## Data lines:

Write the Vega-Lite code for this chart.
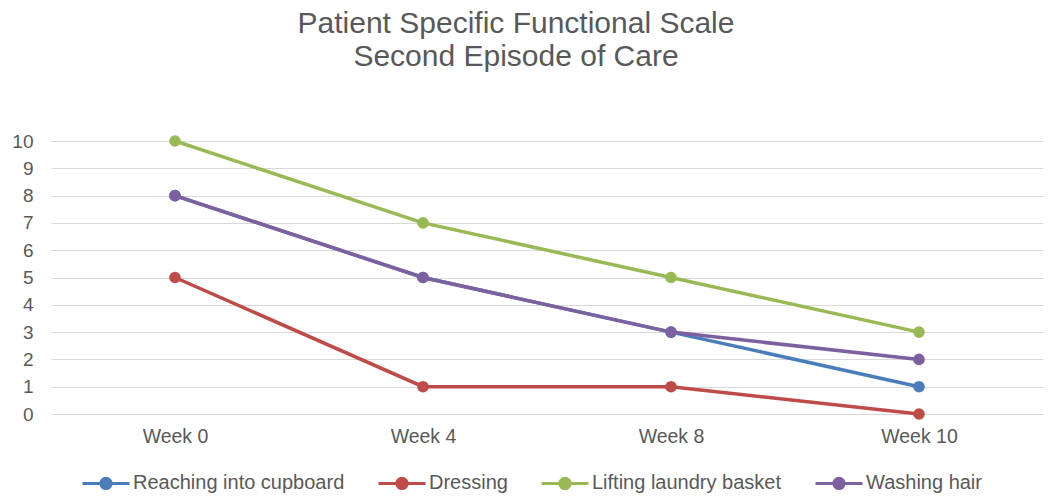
{
  "$schema": "https://vega.github.io/schema/vega-lite/v6.json",
  "width": 992,
  "height": 273,
  "autosize": "none",
  "padding": {"left": 51, "top": 141, "right": 9, "bottom": 83},
  "background": "white",
  "config": {
    "font": "Liberation Sans",
    "view": {"stroke": null}
  },
  "title": {
    "text": ["Patient Specific Functional Scale", "Second Episode of Care"],
    "fontSize": 30,
    "fontWeight": "normal",
    "color": "#595959",
    "lineHeight": 33,
    "anchor": "middle",
    "frame": "group",
    "offset": 60,
    "dx": -31
  },
  "data": {
    "values": [
      {"week": "Week 0", "task": "Reaching into cupboard", "score": 8},
      {"week": "Week 4", "task": "Reaching into cupboard", "score": 5},
      {"week": "Week 8", "task": "Reaching into cupboard", "score": 3},
      {"week": "Week 10", "task": "Reaching into cupboard", "score": 1},
      {"week": "Week 0", "task": "Dressing", "score": 5},
      {"week": "Week 4", "task": "Dressing", "score": 1},
      {"week": "Week 8", "task": "Dressing", "score": 1},
      {"week": "Week 10", "task": "Dressing", "score": 0},
      {"week": "Week 0", "task": "Lifting laundry basket", "score": 10},
      {"week": "Week 4", "task": "Lifting laundry basket", "score": 7},
      {"week": "Week 8", "task": "Lifting laundry basket", "score": 5},
      {"week": "Week 10", "task": "Lifting laundry basket", "score": 3},
      {"week": "Week 0", "task": "Washing hair", "score": 8},
      {"week": "Week 4", "task": "Washing hair", "score": 5},
      {"week": "Week 8", "task": "Washing hair", "score": 3},
      {"week": "Week 10", "task": "Washing hair", "score": 2}
    ]
  },
  "mark": {
    "type": "line",
    "strokeWidth": 3.5,
    "point": {"filled": true, "size": 135}
  },
  "encoding": {
    "x": {
      "field": "week",
      "type": "nominal",
      "sort": ["Week 0", "Week 4", "Week 8", "Week 10"],
      "scale": {"type": "point", "padding": 0.5},
      "axis": {
        "title": null,
        "labelAngle": 0,
        "labelFontSize": 19.5,
        "labelColor": "#595959",
        "labelPadding": 13,
        "ticks": false,
        "domain": false,
        "grid": false
      }
    },
    "y": {
      "field": "score",
      "type": "quantitative",
      "scale": {"domain": [0, 10], "nice": false},
      "axis": {
        "title": null,
        "values": [0, 1, 2, 3, 4, 5, 6, 7, 8, 9, 10],
        "labelFontSize": 19,
        "labelColor": "#595959",
        "labelPadding": 18,
        "ticks": false,
        "domain": false,
        "gridColor": "#d9d9d9",
        "gridWidth": 1
      }
    },
    "color": {
      "field": "task",
      "type": "nominal",
      "sort": ["Reaching into cupboard", "Dressing", "Lifting laundry basket", "Washing hair"],
      "scale": {
        "domain": ["Reaching into cupboard", "Dressing", "Lifting laundry basket", "Washing hair"],
        "range": ["#4A7EBB", "#BE4B48", "#98B954", "#7D60A0"]
      },
      "legend": {
        "title": null,
        "orient": "none",
        "direction": "horizontal",
        "legendX": 30,
        "legendY": 317,
        "columns": 4,
        "columnPadding": 27,
        "labelFontSize": 20,
        "labelLimit": 400,
        "labelColor": "#595959",
        "labelOffset": 2,
        "symbolType": "M-1,0L1,0M0.22,0A0.22,0.22,0,1,1,-0.22,0A0.22,0.22,0,1,1,0.22,0Z",
        "symbolSize": 2209,
        "symbolStrokeWidth": 3,
        "encode": {
          "symbols": {
            "update": {
              "fill": {"scale": "color", "field": "value"},
              "stroke": {"scale": "color", "field": "value"},
              "strokeWidth": {"value": 3},
              "opacity": {"value": 1}
            }
          }
        }
      }
    }
  }
}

## Instruction:
Word for word, quote the lines above. Omit the pictures.

## Exercise answer:
Write the Vega-Lite code for this chart.
{
  "$schema": "https://vega.github.io/schema/vega-lite/v6.json",
  "width": 992,
  "height": 273,
  "autosize": "none",
  "padding": {"left": 51, "top": 141, "right": 9, "bottom": 83},
  "background": "white",
  "config": {
    "font": "Liberation Sans",
    "view": {"stroke": null}
  },
  "title": {
    "text": ["Patient Specific Functional Scale", "Second Episode of Care"],
    "fontSize": 30,
    "fontWeight": "normal",
    "color": "#595959",
    "lineHeight": 33,
    "anchor": "middle",
    "frame": "group",
    "offset": 60,
    "dx": -31
  },
  "data": {
    "values": [
      {"week": "Week 0", "task": "Reaching into cupboard", "score": 8},
      {"week": "Week 4", "task": "Reaching into cupboard", "score": 5},
      {"week": "Week 8", "task": "Reaching into cupboard", "score": 3},
      {"week": "Week 10", "task": "Reaching into cupboard", "score": 1},
      {"week": "Week 0", "task": "Dressing", "score": 5},
      {"week": "Week 4", "task": "Dressing", "score": 1},
      {"week": "Week 8", "task": "Dressing", "score": 1},
      {"week": "Week 10", "task": "Dressing", "score": 0},
      {"week": "Week 0", "task": "Lifting laundry basket", "score": 10},
      {"week": "Week 4", "task": "Lifting laundry basket", "score": 7},
      {"week": "Week 8", "task": "Lifting laundry basket", "score": 5},
      {"week": "Week 10", "task": "Lifting laundry basket", "score": 3},
      {"week": "Week 0", "task": "Washing hair", "score": 8},
      {"week": "Week 4", "task": "Washing hair", "score": 5},
      {"week": "Week 8", "task": "Washing hair", "score": 3},
      {"week": "Week 10", "task": "Washing hair", "score": 2}
    ]
  },
  "mark": {
    "type": "line",
    "strokeWidth": 3.5,
    "point": {"filled": true, "size": 135}
  },
  "encoding": {
    "x": {
      "field": "week",
      "type": "nominal",
      "sort": ["Week 0", "Week 4", "Week 8", "Week 10"],
      "scale": {"type": "point", "padding": 0.5},
      "axis": {
        "title": null,
        "labelAngle": 0,
        "labelFontSize": 19.5,
        "labelColor": "#595959",
        "labelPadding": 13,
        "ticks": false,
        "domain": false,
        "grid": false
      }
    },
    "y": {
      "field": "score",
      "type": "quantitative",
      "scale": {"domain": [0, 10], "nice": false},
      "axis": {
        "title": null,
        "values": [0, 1, 2, 3, 4, 5, 6, 7, 8, 9, 10],
        "labelFontSize": 19,
        "labelColor": "#595959",
        "labelPadding": 18,
        "ticks": false,
        "domain": false,
        "gridColor": "#d9d9d9",
        "gridWidth": 1
      }
    },
    "color": {
      "field": "task",
      "type": "nominal",
      "sort": ["Reaching into cupboard", "Dressing", "Lifting laundry basket", "Washing hair"],
      "scale": {
        "domain": ["Reaching into cupboard", "Dressing", "Lifting laundry basket", "Washing hair"],
        "range": ["#4A7EBB", "#BE4B48", "#98B954", "#7D60A0"]
      },
      "legend": {
        "title": null,
        "orient": "none",
        "direction": "horizontal",
        "legendX": 30,
        "legendY": 317,
        "columns": 4,
        "columnPadding": 27,
        "labelFontSize": 20,
        "labelLimit": 400,
        "labelColor": "#595959",
        "labelOffset": 2,
        "symbolType": "M-1,0L1,0M0.22,0A0.22,0.22,0,1,1,-0.22,0A0.22,0.22,0,1,1,0.22,0Z",
        "symbolSize": 2209,
        "symbolStrokeWidth": 3,
        "encode": {
          "symbols": {
            "update": {
              "fill": {"scale": "color", "field": "value"},
              "stroke": {"scale": "color", "field": "value"},
              "strokeWidth": {"value": 3},
              "opacity": {"value": 1}
            }
          }
        }
      }
    }
  }
}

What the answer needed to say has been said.